📈 The Gold Standard: By the Numbers
- The 1970s Peak: Gold returned nearly 1,300% during the high-inflation 1970s.
- The 20-Year Sleep: From 1980 to 2000, gold prices fell by over 50% even as consumer prices doubled.
- The Real Driver: Gold has a -0.8 correlation with real (inflation-adjusted) interest rates.
- Purchasing Power: In 1971, $35 bought 1 oz of gold; today, that same ounce costs over $2,600.
Every time the price of eggs or gas ticks upward, a familiar chorus begins: "Buy gold." The narrative is simple and seductive—as the dollar loses its value, a shiny yellow metal with a 5,000-year track record will preserve your purchasing power.

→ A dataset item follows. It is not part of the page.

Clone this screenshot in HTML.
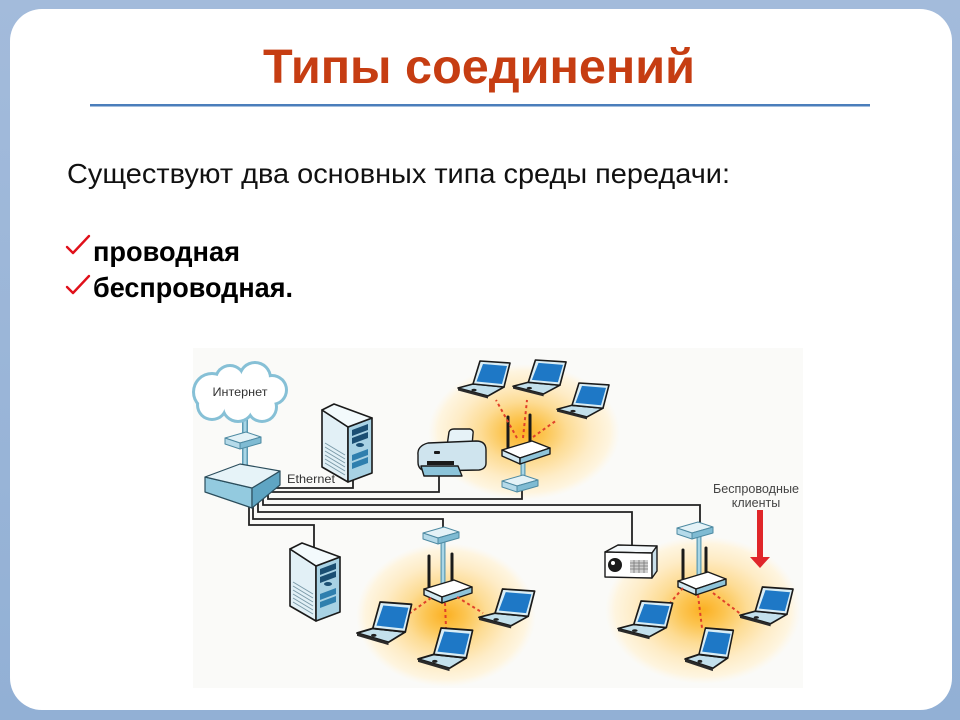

It feels like common sense.
Why should you care? Because if you’re parking your hard-earned savings in an asset based on a "rule" that doesn't actually exist, you aren't hedging; you're gambling. To understand how gold really behaves, we have to look past the slogans and dive into 50 years of data from the moment President Nixon closed the gold window in 1971 to the world of 2026.
1. The 1970s: Where the Legend Began
The belief that gold is an inflation hedge isn't a myth—it's a memory. In 1971, gold was officially decoupled from the US dollar. During that decade, the US faced a "Great Inflation" where CPI (Consumer Price Index) hit double digits. Between 1971 and 1980, the price of gold skyrocketed from $35 to $850 per ounce.
That massive 1,300% return cemented gold's reputation. If you were around in 1979, gold wasn't just an investment; it was a lifeboat. However, the data reveals a nuance: gold didn't just track inflation; it massively outpaced it. This was less about a "hedge" and more about a speculative explosion as a new market was born.
2. The Great Disconnect (1980–2000)
If gold were a perfect inflation hedge, it should rise whenever prices do. But the 80s and 90s told a different story. Throughout these two decades, inflation continued to climb. It wasn't as fast as the 70s, but the cost of living still doubled.
And gold? It crashed. It spent 20 years in a brutal bear market, falling from those $800 highs to under $300. If you had bought gold in 1980 to "protect" against inflation, you would have lost nearly 80% of your real purchasing power over the next two decades. This period proves that inflation alone is not enough to make gold go up.
3. The Real Driver: Interest Rates, Not Just Prices
So, if it’s not just inflation, what is it? The data reveals a much stronger relationship: **Real Interest Rates**. Real interest rates are simply the yield on a bank account or bond minus the inflation rate.
Gold doesn't pay a dividend or interest. If a savings account gives you 5% and inflation is 2%, your "real rate" is 3%. In that case, gold is expensive to hold because you're missing out on that 3% gain. However, if the bank gives you 2% but inflation is 6%, your real rate is **-4%**. When your cash is literally disappearing in the bank, gold becomes a magnet for investors.
Historical data shows that gold's biggest rallies happen when real rates are negative. This is why gold soared in 1979 and again in 2020. It's not just that things are getting more expensive; it's that the money in your bank account is failing to keep up.
The 2026 Perspective: Does Gold Still Work?
For a younger generation, the "safe haven" conversation has shifted. With the rise of digital assets and highly liquid ETFs, gold is no longer the only game in town. However, 2024-2025 data shows that central banks are buying gold at record levels—the highest in over 50 years.
Why? Because in an era of geopolitical tension and massive government debt, gold remains the only financial asset that is "nobody else's liability." It can't be defaulted on, and it can't be printed by a central bank.
The Bottom Line: A Hedge with a Temperament
Is gold an inflation hedge? Over a century, yes. Over five years? It’s a coin toss. If you’re looking for something that moves up precisely every time the CPI print is high, you’ll be disappointed.
The data suggests we should think of gold less as a "price tracker" and more as an "insurance policy against currency failure." It’s the asset you own for the moments when the traditional financial system stutters. Just don't expect it to pay for your groceries every time the price of bread goes up.